The west chimney is the standard route on the tower and is the obvious crack splitting the west side. This is a fantastic way to spend a winter afternoon when you need the direct sunlight to climb comfortably. The beginning of the climb starts on some low angle slabs which are can easily be scrambled up to reach the small saddle between the tower and a small knob just to the west. The first move is a short, 4-5 foot headwall which can be hard enough to require a shoulder stand if you are shorter. If you're real tall such as myself, it was nothing more than a 4th class move. Once at the base of the chimney, work the final 40 feet through it. There are good knobby holds and a couple chockstones than can be used for holds or protection. Halfway up there is a nice ledge with the final 20 feet requiring you to climb deep into the chimney and pull around and over the big chockstone guarding the summit.
Gear: Take one set of cams from 0.75" - 3" there is no real good places for anything smaller. TCU's work well too.
This route is a harder chimney on the opposite side of the tower. It is reported that Randall Weekley and Jonathan Auerbach had the first ascent while thinking they were attempting the second ascent of the west chimney! The climb begins about 10 feet off the true deck, and opens with a very committing move which can lead to serious injury in the event of a fall. Some people have given this climb a "R" rating. Use the same anchor at the summit per the west chimney route.
Gear: Bring one set of cams from 0.5" - 4" and perhaps some TCU's. Also bring long slings.

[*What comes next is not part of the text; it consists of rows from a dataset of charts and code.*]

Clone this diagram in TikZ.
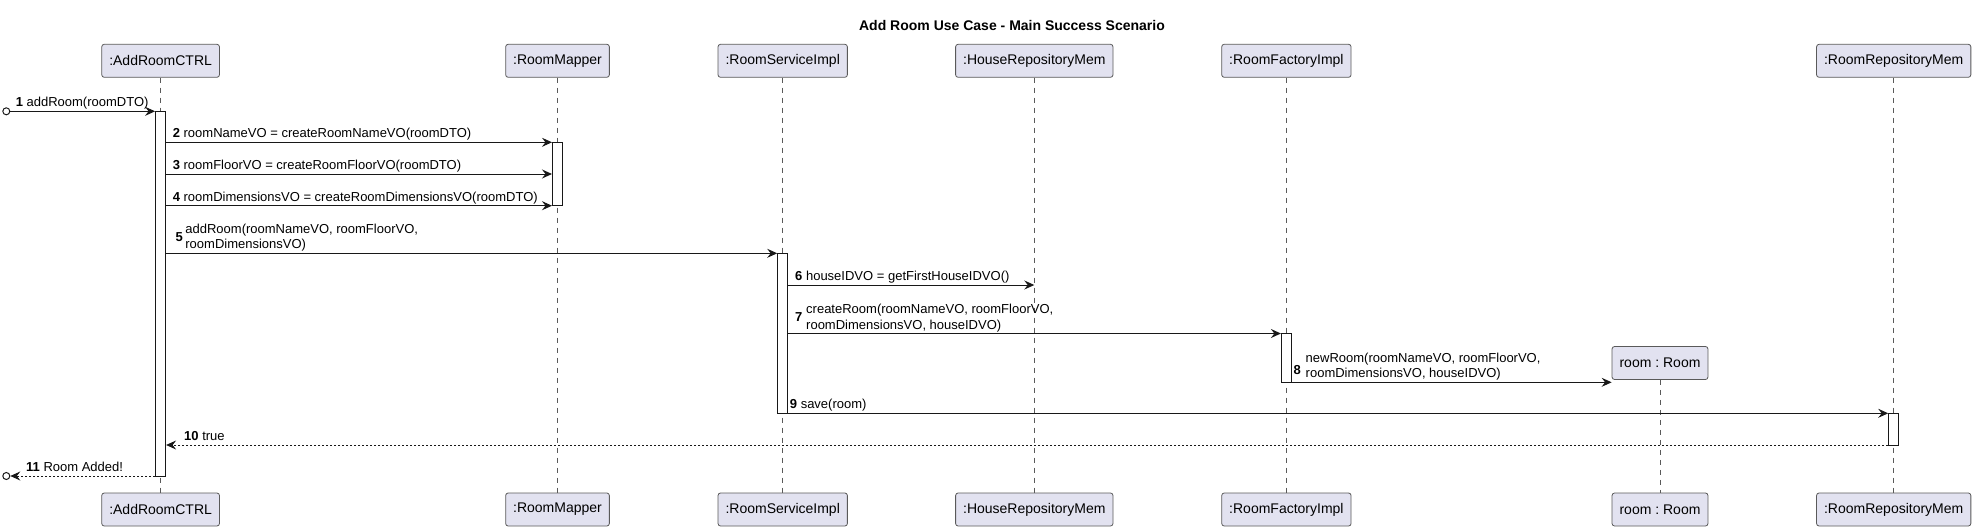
\documentclass[tikz,border=0pt]{standalone}
\usepackage{fontspec}
\setmainfont{Liberation Sans}
\usetikzlibrary{arrows.meta}
\definecolor{partfill}{HTML}{E2E2F0}
\definecolor{ink}{HTML}{181818}
\definecolor{partline}{HTML}{5A5A5A}
\begin{document}
\frenchspacing
\begin{tikzpicture}[x=1pt,y=-1pt,
  part/.style={draw=partline, line width=0.8pt, fill=partfill, rounded corners=2.5pt,
    minimum height=33pt, inner xsep=7.5pt, inner ysep=0pt, font=\fontsize{14}{16}\selectfont},
  life/.style={draw=partline, line width=0.6pt, dash pattern=on 5pt off 5pt},
  act/.style={draw=ink, fill=white, line width=1pt, minimum width=10pt, inner sep=0pt},
  msg/.style={draw=ink, line width=1pt, -{Stealth[length=10pt,width=9pt,inset=3.5pt]}},
  ret/.style={msg, dash pattern=on 2pt off 2pt},
  lab/.style={anchor=base west, inner sep=0pt, font=\fontsize{13}{15.5}\selectfont, text=black},
  num/.style={lab, font=\fontsize{13}{15.5}\selectfont\bfseries},
  endpt/.style={circle, draw=ink, line width=1pt, fill=white, minimum size=7pt, inner sep=0pt},
  ttl/.style={font=\fontsize{14}{16}\selectfont\bfseries, inner sep=0pt}
]
\useasboundingbox (0,0) rectangle (1975,530);

\node[ttl] (title) at (1012,25) {Add Room Use Case - Main Success Scenario};

% participants top
\node[part] (ctrlT)  at (160.6,60.8)  {:AddRoomCTRL};
\node[part] (mapT)   at (557.5,60.8)  {:RoomMapper};
\node[part] (svcT)   at (782.7,60.8)  {:RoomServiceImpl};
\node[part] (houseT) at (1034.3,60.8) {:HouseRepositoryMem};
\node[part] (facT)   at (1286.4,60.8) {:RoomFactoryImpl};
\node[part] (roomT)  at (1660,363)    {room : Room};
\node[part] (repoT)  at (1893.7,60.8) {:RoomRepositoryMem};
% participants bottom
\node[part] (ctrlB)  at (160.6,509.5)  {:AddRoomCTRL};
\node[part] (mapB)   at (557.5,509.5)  {:RoomMapper};
\node[part] (svcB)   at (782.7,509.5)  {:RoomServiceImpl};
\node[part] (houseB) at (1034.3,509.5) {:HouseRepositoryMem};
\node[part] (facB)   at (1286.4,509.5) {:RoomFactoryImpl};
\node[part] (roomB)  at (1660,509.5)   {room : Room};
\node[part] (repoB)  at (1893.7,509.5) {:RoomRepositoryMem};

% lifelines
\draw[life] (ctrlT.south) -- (ctrlB.north);
\draw[life] (mapT.south) -- (mapB.north);
\draw[life] (svcT.south) -- (svcB.north);
\draw[life] (houseT.south) -- (houseB.north);
\draw[life] (facT.south) -- (facB.north);
\draw[life] (roomT.south) -- (roomB.north);
\draw[life] (repoT.south) -- (repoB.north);

% activation bars
\node[act, minimum height=364.7pt] (aCTRL) at (160.6,293.65) {};
\node[act, minimum height=63.4pt]  (aMAP)  at (557.5,174) {};
\node[act, minimum height=160pt]   (aSVC)  at (782.7,333.3) {};
\node[act, minimum height=48.8pt]  (aFAC)  at (1286.4,357.9) {};
\node[act, minimum height=31.7pt]  (aREPO) at (1893.7,429.15) {};

% message rows
\coordinate (m1) at (0,111.3);
\coordinate (m2) at (0,142.3);
\coordinate (m3) at (0,174);
\coordinate (m4) at (0,205.7);
\coordinate (m5) at (0,253.3);
\coordinate (m6) at (0,285);
\coordinate (m7) at (0,333.5);
\coordinate (m8) at (0,382.3);
\coordinate (m9) at (0,413.3);
\coordinate (m10) at (0,445);
\coordinate (m11) at (0,476);

% found / lost endpoints
\node[endpt] (start) at (6.3,111.3) {};
\node[endpt] (stop)  at (6.3,476) {};

% messages
\draw[msg] (start.east) -- (aCTRL.west |- m1);
\draw[msg] (aCTRL.east |- m2) -- (aMAP.west |- m2);
\draw[msg] (aCTRL.east |- m3) -- (aMAP.west |- m3);
\draw[msg] (aCTRL.east |- m4) -- (aMAP.west |- m4);
\draw[msg] (aCTRL.east |- m5) -- (aSVC.west |- m5);
\draw[msg] (aSVC.east |- m6) -- (houseT.center |- m6);
\draw[msg] (aSVC.east |- m7) -- (aFAC.west |- m7);
\draw[msg] (aFAC.east |- m8) -- (roomT.west |- m8);
\draw[msg] (aSVC.east |- m9) -- (aREPO.west |- m9);
\draw[ret] (aREPO.west |- m10) -- (aCTRL.east |- m10);
\draw[ret] (aCTRL.west |- m11) -- (stop.east);

% labels
\node[lab] (l1) at (15.6,106.8) {\textbf{1} addRoom(roomDTO)};
\node[lab] (l2) at (172.6,137.8) {\textbf{2} roomNameVO = createRoomNameVO(roomDTO)};
\node[lab] (l3) at (172.6,169.5) {\textbf{3} roomFloorVO = createRoomFloorVO(roomDTO)};
\node[lab] (l4) at (172.6,201.2) {\textbf{4} roomDimensionsVO = createRoomDimensionsVO(roomDTO)};
\node[num] (n5) at (175.5,241.3) {5};
\node[lab] (l5a) at (185.2,233.3) {addRoom(roomNameVO, roomFloorVO,};
\node[lab] (l5b) at (185.2,248.8) {roomDimensionsVO)};
\node[lab] (l6) at (795,280.5) {\textbf{6} houseIDVO = getFirstHouseIDVO()};
\node[num] (n7) at (795,321.5) {7};
\node[lab] (l7a) at (806,313.5) {createRoom(roomNameVO, roomFloorVO,};
\node[lab] (l7b) at (806,329) {roomDimensionsVO, houseIDVO)};
\node[num] (n8) at (1293.5,374) {8};
\node[lab] (l8a) at (1305.5,362.3) {newRoom(roomNameVO, roomFloorVO,};
\node[lab] (l8b) at (1305.5,377.8) {roomDimensionsVO, houseIDVO)};
\node[lab] (l9) at (789.7,408.8) {\textbf{9} save(room)};
\node[lab] (l10) at (184,440.5) {\textbf{10} true};
\node[lab] (l11) at (26,471.5) {\textbf{11} Room Added!};
\end{tikzpicture}
\end{document}
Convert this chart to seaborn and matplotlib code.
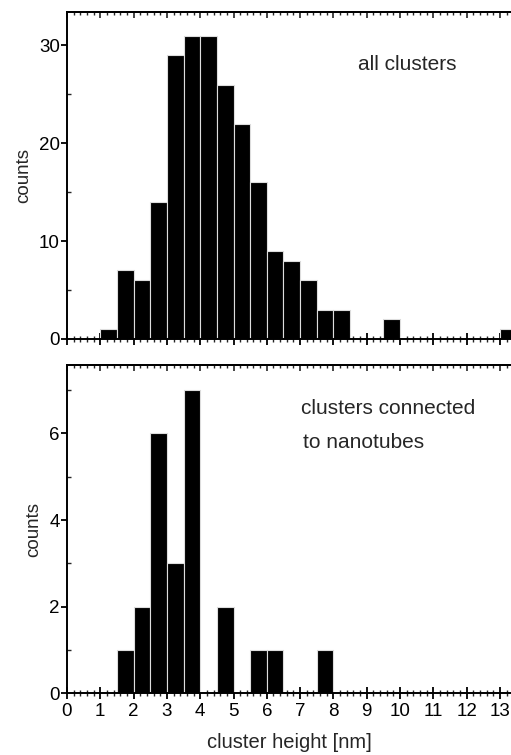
import matplotlib
matplotlib.use("Agg")
import matplotlib.pyplot as plt
import seaborn as sns
import numpy as np
from matplotlib.ticker import MultipleLocator

# ---- data ----
top_bin_left = [1.0, 1.5, 2.0, 2.5, 3.0, 3.5, 4.0, 4.5, 5.0, 5.5, 6.0, 6.5, 7.0, 7.5, 8.0, 9.5, 13.0]
top_counts   = [1,   7,   6,   14,  29,  31,  31,  26,  22,  16,  9,   8,   6,   3,   3,   2,   1]

bot_bin_left = [1.5, 2.0, 2.5, 3.0, 3.5, 4.5, 5.5, 6.0, 7.5]
bot_counts   = [1,   2,   6,   3,   7,   2,   1,   1,   1]

x_ticks = list(range(0, 14))
top_label = "all clusters"
bot_label = ["clusters connected", "to nanotubes"]
x_title = "cluster height [nm]"
y_title = "counts"
binw = 0.5

sns.set_style("ticks")
plt.rcParams['font.family'] = ['Liberation Sans', 'DejaVu Sans']

fig = plt.figure(figsize=(5.11, 7.55), dpi=100)
ax1 = fig.add_axes([0.131, 0.551, 0.869, 0.433])
ax2 = fig.add_axes([0.131, 0.0817, 0.869, 0.435])

def draw(ax, left, counts, ylim, ymaj, ymin, show_xlabels):
    centers = [l + binw / 2 for l in left]
    sns.histplot(x=centers, weights=counts, binwidth=binw, binrange=(0, 13.5),
                 color="black", alpha=1, edgecolor="#dddddd", linewidth=0.8, ax=ax)
    ax.set_xlim(0, 13.33)
    ax.set_ylim(*ylim)
    for s in ["left", "bottom", "top"]:
        ax.spines[s].set_linewidth(1.4)
        ax.spines[s].set_color("black")
    ax.spines["right"].set_visible(False)
    ax.xaxis.set_major_locator(MultipleLocator(1))
    ax.xaxis.set_minor_locator(MultipleLocator(0.2))
    ax.yaxis.set_major_locator(MultipleLocator(ymaj))
    ax.yaxis.set_minor_locator(MultipleLocator(ymin))
    ax.tick_params(axis="x", which="major", direction="inout", length=8, width=1.3,
                   bottom=True, top=False, labelsize=13.5, pad=3, colors="black")
    ax.tick_params(axis="x", which="minor", direction="inout", length=4.5, width=1.0,
                   bottom=True, top=False)
    ax.tick_params(axis="y", which="major", direction="out", length=4, width=1.3,
                   labelsize=13.5, pad=1, colors="black")
    ax.tick_params(axis="y", which="minor", direction="in", length=3, width=1.0)
    if not show_xlabels:
        ax.tick_params(axis="x", labelbottom=False)
    else:
        ax.set_xticks(x_ticks)
        ax.set_xticklabels([str(t) for t in x_ticks])
    sec = ax.secondary_xaxis("top")
    sec.xaxis.set_major_locator(MultipleLocator(1))
    sec.xaxis.set_minor_locator(MultipleLocator(0.2))
    sec.tick_params(which="major", direction="in", length=4, width=1.2, labeltop=False)
    sec.tick_params(which="minor", direction="in", length=2.5, width=1.0)
    sec.spines["top"].set_linewidth(1.4)
    ax.set_ylabel(y_title, fontsize=13.5, labelpad=5)
    ax.set_xlabel("")

draw(ax1, top_bin_left, top_counts, (0, 33.4), 10, 5, False)
draw(ax2, bot_bin_left, bot_counts, (0, 7.58), 2, 1, True)

ax2.set_xlabel(x_title, fontsize=14.5, labelpad=9)

ax1.text(8.75, 28.0, top_label, fontsize=15, ha="left", va="center")
ax2.text(7.04, 6.58, bot_label[0], fontsize=15, ha="left", va="center")
ax2.text(7.1, 5.78, bot_label[1], fontsize=15, ha="left", va="center")

fig.savefig("out.png", dpi=100)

Descent - Descend the tower by making a single rope rappel off the convoluted anchor at the top of the west chimney. A bunch of slings are wrapped around a big rock and backed up by a couple old bolts. It's a good anchor but sometimes the slings get very old and should be replaced.
Car camping is allowed in designated campsites only within Arches National Park ($10 per night). Backcountry permits are also available which can be obtained at the visitors center. Camping in Arches (and Moab itself) can fill up very quickly, especially on the weekends. Free camping in the area can be found on BLM lands in Castle Valley, Kane Creek, in Tusher Canyon located north of Moab about 10-15 miles, and a few other places.
Climbing in Arches National Park is only allowed if you use clean climbing techniques. Bolts and hammers are no longer allowed and cannot be brought into the park. Hand chalk must not be white but can be used as long as it nearly matches the color of the rock. Using rappel slings is fine however it is advised you remove and replace old slings. The anchor at the summit of Bullwinkle Tower was getting pretty messy with old slings one of which I removed. There are also a couple old pitons at the summit that looked safe.
Arches is a National Park, so National Park entrance fees (Currently $10/vehicle for seven days) and other regulations apply. Dogs are allowed only on leashes and only on pavement.
Check out Eric Bjornstad's guidebook; Desert Rock: Rock Climbs in the National Parks. This book has a good description for Bullwinkle Tower and can be found, along with other books in any of the gear shops and bookstores in Moab.